# [Stated exercise]
Using the entries shown below, output the line containing "Write the TikZ code for this diagram.", the line containing "(0,0) rectangle (680,374);", and every line between them, exactly. Pictures are omitted.

# [Given records]

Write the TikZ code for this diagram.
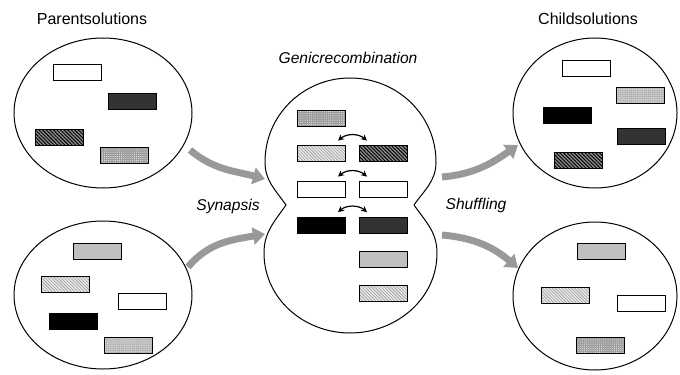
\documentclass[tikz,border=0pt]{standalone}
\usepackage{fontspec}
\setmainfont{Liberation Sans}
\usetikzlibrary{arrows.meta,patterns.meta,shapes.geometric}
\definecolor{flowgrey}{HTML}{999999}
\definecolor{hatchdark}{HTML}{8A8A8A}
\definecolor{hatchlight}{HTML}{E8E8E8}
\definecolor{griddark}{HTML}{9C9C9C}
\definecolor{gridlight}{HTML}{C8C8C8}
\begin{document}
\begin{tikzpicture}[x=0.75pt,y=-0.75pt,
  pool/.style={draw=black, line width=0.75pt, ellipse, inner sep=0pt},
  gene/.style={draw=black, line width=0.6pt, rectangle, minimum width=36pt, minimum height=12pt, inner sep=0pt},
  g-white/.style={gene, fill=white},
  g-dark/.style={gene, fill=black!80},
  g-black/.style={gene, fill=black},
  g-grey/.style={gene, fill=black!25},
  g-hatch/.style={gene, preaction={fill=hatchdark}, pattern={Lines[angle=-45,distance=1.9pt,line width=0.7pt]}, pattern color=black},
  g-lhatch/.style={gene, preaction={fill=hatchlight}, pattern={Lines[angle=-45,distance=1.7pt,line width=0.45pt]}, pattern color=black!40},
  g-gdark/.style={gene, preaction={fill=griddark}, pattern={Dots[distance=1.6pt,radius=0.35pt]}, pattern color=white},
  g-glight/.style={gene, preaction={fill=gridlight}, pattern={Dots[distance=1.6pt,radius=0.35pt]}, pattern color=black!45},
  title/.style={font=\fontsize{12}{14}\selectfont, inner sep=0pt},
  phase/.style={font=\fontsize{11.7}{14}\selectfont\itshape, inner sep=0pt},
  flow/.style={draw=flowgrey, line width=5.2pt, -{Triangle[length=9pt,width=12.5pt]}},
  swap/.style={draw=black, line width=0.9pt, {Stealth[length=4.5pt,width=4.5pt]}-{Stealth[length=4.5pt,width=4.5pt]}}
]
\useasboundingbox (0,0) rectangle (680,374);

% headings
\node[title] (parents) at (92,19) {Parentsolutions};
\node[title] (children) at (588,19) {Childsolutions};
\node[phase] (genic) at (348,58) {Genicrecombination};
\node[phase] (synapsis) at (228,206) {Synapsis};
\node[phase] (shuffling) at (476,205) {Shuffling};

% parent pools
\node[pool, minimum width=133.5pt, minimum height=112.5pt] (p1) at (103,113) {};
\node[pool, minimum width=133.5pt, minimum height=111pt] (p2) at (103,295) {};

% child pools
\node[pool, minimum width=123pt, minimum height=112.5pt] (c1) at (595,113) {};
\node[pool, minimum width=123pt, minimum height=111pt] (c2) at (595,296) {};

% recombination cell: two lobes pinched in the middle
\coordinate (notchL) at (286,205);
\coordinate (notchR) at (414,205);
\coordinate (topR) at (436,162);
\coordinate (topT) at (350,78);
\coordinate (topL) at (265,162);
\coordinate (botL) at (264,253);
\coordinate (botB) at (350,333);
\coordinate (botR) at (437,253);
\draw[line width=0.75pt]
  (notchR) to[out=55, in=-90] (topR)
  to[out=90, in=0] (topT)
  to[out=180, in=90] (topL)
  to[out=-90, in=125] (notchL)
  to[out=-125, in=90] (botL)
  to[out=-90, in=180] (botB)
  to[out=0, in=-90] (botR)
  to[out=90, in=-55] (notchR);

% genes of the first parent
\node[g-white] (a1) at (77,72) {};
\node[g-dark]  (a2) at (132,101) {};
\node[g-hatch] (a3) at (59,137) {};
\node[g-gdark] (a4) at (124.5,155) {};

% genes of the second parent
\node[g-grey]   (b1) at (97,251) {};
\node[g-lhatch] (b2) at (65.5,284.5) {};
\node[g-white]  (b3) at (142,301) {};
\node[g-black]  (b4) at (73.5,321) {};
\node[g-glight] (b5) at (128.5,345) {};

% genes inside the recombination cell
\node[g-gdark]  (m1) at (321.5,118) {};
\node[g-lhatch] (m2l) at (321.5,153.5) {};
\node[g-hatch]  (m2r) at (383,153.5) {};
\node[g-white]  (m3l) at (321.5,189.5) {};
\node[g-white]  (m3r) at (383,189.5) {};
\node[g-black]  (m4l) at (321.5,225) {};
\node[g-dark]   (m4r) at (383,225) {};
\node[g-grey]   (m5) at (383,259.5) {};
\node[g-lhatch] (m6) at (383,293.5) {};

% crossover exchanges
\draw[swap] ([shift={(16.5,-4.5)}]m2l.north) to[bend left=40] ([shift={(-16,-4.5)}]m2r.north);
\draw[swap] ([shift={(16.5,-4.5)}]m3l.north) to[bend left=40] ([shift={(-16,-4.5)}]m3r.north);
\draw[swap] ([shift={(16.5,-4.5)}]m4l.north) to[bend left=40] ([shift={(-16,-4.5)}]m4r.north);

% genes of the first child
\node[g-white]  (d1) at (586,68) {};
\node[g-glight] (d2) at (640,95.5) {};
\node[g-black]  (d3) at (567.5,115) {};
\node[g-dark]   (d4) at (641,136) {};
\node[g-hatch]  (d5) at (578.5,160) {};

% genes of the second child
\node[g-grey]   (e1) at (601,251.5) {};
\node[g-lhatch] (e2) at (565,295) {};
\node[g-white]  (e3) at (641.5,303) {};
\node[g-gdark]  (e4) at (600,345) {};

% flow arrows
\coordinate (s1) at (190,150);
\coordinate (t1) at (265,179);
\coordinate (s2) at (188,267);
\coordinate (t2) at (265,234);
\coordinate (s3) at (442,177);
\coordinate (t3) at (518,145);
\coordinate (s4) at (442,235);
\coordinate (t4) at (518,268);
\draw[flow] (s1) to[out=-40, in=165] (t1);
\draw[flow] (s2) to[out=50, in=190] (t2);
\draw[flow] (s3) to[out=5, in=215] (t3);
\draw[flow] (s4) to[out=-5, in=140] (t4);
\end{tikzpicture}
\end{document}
==
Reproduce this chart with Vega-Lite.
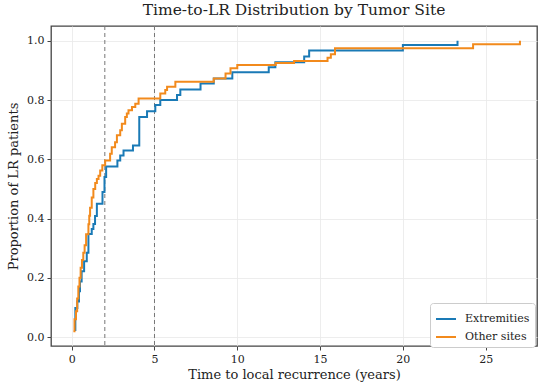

# [The result]
Write the TikZ code for this diagram.
\documentclass[tikz,border=0pt]{standalone}
\usepackage{fontspec}
\setmainfont{Liberation Sans}
\usetikzlibrary{arrows.meta,patterns.meta,shapes.geometric}
\definecolor{flowgrey}{HTML}{999999}
\definecolor{hatchdark}{HTML}{8A8A8A}
\definecolor{hatchlight}{HTML}{E8E8E8}
\definecolor{griddark}{HTML}{9C9C9C}
\definecolor{gridlight}{HTML}{C8C8C8}
\begin{document}
\begin{tikzpicture}[x=0.75pt,y=-0.75pt,
  pool/.style={draw=black, line width=0.75pt, ellipse, inner sep=0pt},
  gene/.style={draw=black, line width=0.6pt, rectangle, minimum width=36pt, minimum height=12pt, inner sep=0pt},
  g-white/.style={gene, fill=white},
  g-dark/.style={gene, fill=black!80},
  g-black/.style={gene, fill=black},
  g-grey/.style={gene, fill=black!25},
  g-hatch/.style={gene, preaction={fill=hatchdark}, pattern={Lines[angle=-45,distance=1.9pt,line width=0.7pt]}, pattern color=black},
  g-lhatch/.style={gene, preaction={fill=hatchlight}, pattern={Lines[angle=-45,distance=1.7pt,line width=0.45pt]}, pattern color=black!40},
  g-gdark/.style={gene, preaction={fill=griddark}, pattern={Dots[distance=1.6pt,radius=0.35pt]}, pattern color=white},
  g-glight/.style={gene, preaction={fill=gridlight}, pattern={Dots[distance=1.6pt,radius=0.35pt]}, pattern color=black!45},
  title/.style={font=\fontsize{12}{14}\selectfont, inner sep=0pt},
  phase/.style={font=\fontsize{11.7}{14}\selectfont\itshape, inner sep=0pt},
  flow/.style={draw=flowgrey, line width=5.2pt, -{Triangle[length=9pt,width=12.5pt]}},
  swap/.style={draw=black, line width=0.9pt, {Stealth[length=4.5pt,width=4.5pt]}-{Stealth[length=4.5pt,width=4.5pt]}}
]
\useasboundingbox (0,0) rectangle (680,374);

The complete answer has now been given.